Ischemic brain damage is an injury to the brain caused by lack of adequate oxygen supplies. There can be a number of causes for this condition and the prognosis depends on the extent and location of the damage. Some patients make a full recovery while others may experience permanent impairments. In severe cases, patients fall into a coma or die in the wake of ischemic brain damage because their brains cannot compensate for the amount of damage present.
A classic cause of ischemic brain damage is ischemic stroke, where the flow of blood to part of the brain is cut off and the patient's brain cells do not get enough oxygen.
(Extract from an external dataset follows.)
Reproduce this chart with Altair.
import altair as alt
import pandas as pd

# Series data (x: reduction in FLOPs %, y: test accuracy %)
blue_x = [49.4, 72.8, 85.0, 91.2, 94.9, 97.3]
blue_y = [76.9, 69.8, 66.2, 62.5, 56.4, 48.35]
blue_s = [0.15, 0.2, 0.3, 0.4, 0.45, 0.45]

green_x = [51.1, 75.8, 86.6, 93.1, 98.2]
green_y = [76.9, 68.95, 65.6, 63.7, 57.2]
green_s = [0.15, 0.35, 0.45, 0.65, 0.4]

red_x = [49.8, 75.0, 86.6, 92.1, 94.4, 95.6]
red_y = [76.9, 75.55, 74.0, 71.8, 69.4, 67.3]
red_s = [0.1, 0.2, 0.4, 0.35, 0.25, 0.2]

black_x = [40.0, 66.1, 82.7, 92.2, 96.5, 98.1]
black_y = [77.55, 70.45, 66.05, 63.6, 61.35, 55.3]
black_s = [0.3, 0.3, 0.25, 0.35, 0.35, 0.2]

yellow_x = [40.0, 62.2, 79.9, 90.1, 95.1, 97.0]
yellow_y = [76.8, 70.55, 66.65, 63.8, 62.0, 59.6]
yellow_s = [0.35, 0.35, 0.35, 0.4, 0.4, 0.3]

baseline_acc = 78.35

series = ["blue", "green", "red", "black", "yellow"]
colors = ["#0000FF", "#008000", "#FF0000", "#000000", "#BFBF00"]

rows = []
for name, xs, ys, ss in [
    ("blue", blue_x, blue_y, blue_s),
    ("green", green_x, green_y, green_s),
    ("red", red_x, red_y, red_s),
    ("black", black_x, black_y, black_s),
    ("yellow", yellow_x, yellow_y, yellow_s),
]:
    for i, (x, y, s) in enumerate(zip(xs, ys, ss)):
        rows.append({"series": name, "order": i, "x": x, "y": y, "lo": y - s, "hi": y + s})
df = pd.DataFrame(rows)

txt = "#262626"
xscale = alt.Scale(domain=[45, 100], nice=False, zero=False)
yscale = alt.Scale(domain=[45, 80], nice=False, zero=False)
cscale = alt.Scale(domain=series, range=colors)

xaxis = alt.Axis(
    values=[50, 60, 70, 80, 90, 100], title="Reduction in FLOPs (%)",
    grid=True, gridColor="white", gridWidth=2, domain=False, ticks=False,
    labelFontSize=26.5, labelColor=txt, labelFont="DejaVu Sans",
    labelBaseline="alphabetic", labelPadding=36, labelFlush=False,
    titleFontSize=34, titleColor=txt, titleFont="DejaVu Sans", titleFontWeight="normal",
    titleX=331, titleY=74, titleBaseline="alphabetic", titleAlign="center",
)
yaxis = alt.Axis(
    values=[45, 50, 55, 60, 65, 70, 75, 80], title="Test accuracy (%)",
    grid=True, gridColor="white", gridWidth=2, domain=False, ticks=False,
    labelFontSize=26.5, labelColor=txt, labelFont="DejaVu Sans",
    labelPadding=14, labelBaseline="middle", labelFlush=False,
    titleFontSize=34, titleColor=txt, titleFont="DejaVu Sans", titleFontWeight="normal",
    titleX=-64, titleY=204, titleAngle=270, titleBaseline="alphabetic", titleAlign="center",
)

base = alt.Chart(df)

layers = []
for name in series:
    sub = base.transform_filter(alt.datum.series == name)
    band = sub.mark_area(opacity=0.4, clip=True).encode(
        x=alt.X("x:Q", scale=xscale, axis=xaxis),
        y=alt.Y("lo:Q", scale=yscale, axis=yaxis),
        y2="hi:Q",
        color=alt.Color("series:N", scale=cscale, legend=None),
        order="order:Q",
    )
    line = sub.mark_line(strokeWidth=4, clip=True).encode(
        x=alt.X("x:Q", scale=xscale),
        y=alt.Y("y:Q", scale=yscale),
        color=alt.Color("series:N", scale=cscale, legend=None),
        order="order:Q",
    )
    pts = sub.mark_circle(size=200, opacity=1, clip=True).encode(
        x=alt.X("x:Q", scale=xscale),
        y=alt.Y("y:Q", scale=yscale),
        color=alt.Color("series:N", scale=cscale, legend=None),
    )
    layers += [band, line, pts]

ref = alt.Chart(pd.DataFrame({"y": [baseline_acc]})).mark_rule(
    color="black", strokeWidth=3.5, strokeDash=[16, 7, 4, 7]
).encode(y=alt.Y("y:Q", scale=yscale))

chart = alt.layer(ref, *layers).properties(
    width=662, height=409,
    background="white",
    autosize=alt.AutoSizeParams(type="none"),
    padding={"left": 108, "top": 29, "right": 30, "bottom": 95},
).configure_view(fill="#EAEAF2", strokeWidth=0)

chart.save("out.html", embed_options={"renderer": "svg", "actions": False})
This can also occur in cases of strangulation, in the wake of severe brain injuries, or in patients with severe lung disease. These patients may not be able to get enough oxygen into their blood supply, and as a result, the brain cells start to die off because they can't get enough oxygen to function.
In cases of ischemic brain damage, a situation known as the ischemic cascade occurs. At first, a few brain cells die because they cannot get the oxygen they need, while others continue to function. The cell deaths trigger the release of various chemical compounds that kill neighboring cells. These cells die, releasing their own chemicals, and cause a chain reaction in the brain. Until treatment stops the chain reaction, the patient's ischemic brain damage will spread.
Symptoms of ischemic brain damage can include blurred vision, slurred speech, and difficulty walking. A medical imaging study should show decreased brain activity and may also reveal blocked blood vessels and other issues inside the brain. Treatments involve addressing the cause to resupply the damaged area of the brain with fresh blood. For example, if a patient has a blood clot, the doctor might use a catheter to insert a small coil to clear the clot and open up the blood vessel, allowing blood to flow again.
Prevention of ischemic brain damage relies on treating brain injuries as quickly as possible. Patients who receive aggressive care within the first few hours are more likely to experience a favorable outcome. If a patient has permanent cognitive impairments, the doctor may recommend therapy to relearn certain skills. The brain can be an extremely elastic organ, and it is possible for patients to develop the ability to compensate for the loss of brain function.